--- Begin DATA EXTRACT ---
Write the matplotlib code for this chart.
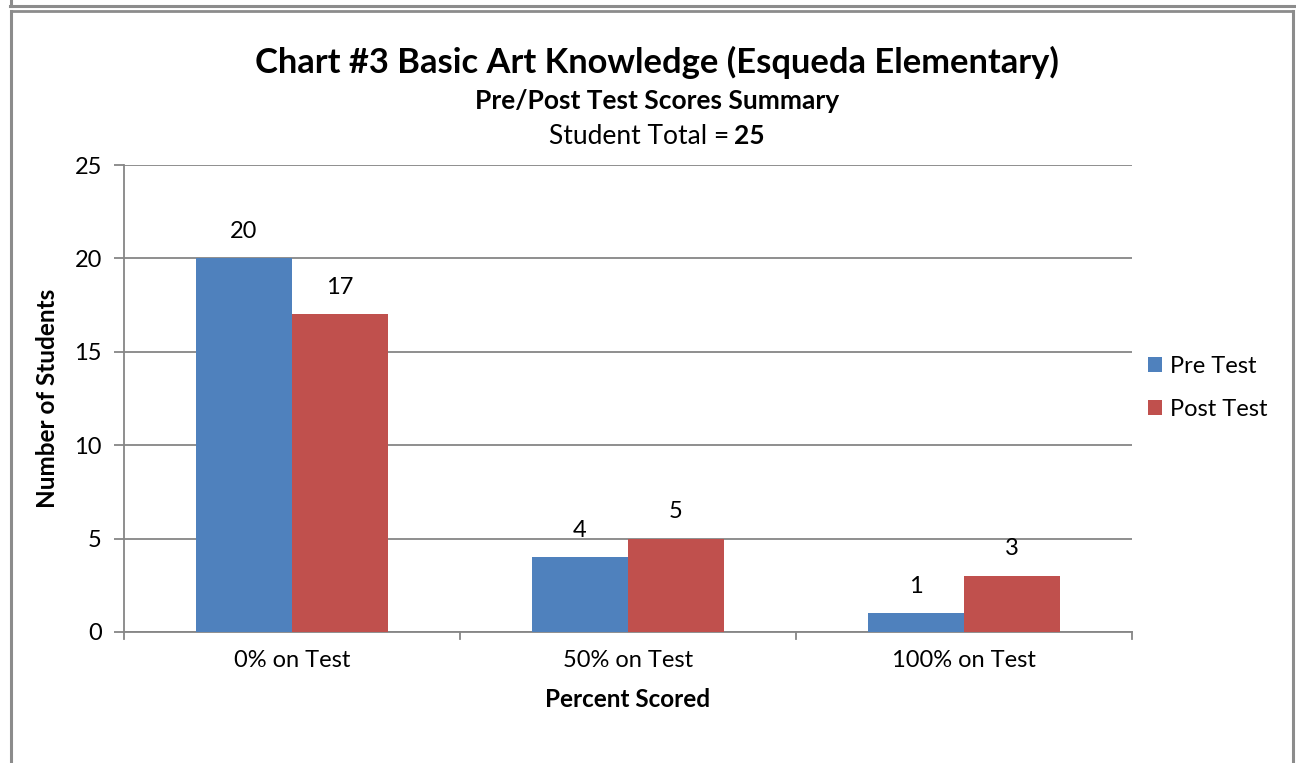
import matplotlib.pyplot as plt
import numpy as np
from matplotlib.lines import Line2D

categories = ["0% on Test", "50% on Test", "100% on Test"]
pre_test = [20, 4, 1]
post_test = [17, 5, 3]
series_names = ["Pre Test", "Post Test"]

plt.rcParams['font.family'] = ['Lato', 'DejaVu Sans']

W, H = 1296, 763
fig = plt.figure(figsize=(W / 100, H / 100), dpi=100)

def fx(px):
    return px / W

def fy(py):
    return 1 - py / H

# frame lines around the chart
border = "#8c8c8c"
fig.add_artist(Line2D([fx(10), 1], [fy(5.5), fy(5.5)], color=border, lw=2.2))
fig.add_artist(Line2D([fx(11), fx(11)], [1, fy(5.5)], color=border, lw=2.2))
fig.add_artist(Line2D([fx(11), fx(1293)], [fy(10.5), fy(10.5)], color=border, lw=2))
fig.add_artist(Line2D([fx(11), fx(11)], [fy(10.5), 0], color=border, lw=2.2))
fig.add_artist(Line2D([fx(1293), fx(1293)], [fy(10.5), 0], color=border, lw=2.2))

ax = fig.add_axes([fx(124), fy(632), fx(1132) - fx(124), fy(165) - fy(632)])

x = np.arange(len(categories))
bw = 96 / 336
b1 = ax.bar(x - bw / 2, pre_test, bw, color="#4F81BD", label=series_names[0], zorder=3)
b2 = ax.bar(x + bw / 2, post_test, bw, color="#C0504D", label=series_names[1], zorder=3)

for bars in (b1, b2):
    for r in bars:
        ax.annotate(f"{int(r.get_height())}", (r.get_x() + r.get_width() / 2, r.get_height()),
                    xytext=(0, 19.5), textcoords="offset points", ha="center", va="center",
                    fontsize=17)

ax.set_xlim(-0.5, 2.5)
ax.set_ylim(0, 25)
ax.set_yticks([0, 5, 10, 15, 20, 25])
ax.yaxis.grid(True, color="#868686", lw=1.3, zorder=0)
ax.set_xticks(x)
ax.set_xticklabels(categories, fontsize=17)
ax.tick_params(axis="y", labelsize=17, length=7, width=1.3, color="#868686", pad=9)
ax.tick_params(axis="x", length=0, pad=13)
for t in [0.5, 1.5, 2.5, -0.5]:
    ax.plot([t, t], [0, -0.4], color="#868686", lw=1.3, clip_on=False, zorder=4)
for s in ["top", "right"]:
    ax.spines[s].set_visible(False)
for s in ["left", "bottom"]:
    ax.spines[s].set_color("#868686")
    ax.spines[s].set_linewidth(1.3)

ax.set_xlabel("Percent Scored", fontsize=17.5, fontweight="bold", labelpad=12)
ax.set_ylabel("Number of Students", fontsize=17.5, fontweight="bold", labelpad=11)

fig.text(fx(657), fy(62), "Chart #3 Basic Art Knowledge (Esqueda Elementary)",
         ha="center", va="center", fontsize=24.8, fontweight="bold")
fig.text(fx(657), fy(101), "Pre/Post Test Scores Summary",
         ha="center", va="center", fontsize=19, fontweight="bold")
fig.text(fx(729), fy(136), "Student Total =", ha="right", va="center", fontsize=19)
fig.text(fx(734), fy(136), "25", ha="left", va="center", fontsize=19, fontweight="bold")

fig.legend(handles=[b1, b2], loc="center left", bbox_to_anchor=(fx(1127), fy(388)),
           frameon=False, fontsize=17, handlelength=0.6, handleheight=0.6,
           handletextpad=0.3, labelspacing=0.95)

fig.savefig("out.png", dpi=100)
--- End DATA EXTRACT ---
PROBLEM DETAILS: Repeat, word for word and with no pictures, only the lines running from the beginning of the data to the line that contains "return 1 - py / H".

FINAL RESULT:
Write the matplotlib code for this chart.
import matplotlib.pyplot as plt
import numpy as np
from matplotlib.lines import Line2D

categories = ["0% on Test", "50% on Test", "100% on Test"]
pre_test = [20, 4, 1]
post_test = [17, 5, 3]
series_names = ["Pre Test", "Post Test"]

plt.rcParams['font.family'] = ['Lato', 'DejaVu Sans']

W, H = 1296, 763
fig = plt.figure(figsize=(W / 100, H / 100), dpi=100)

def fx(px):
    return px / W

def fy(py):
    return 1 - py / H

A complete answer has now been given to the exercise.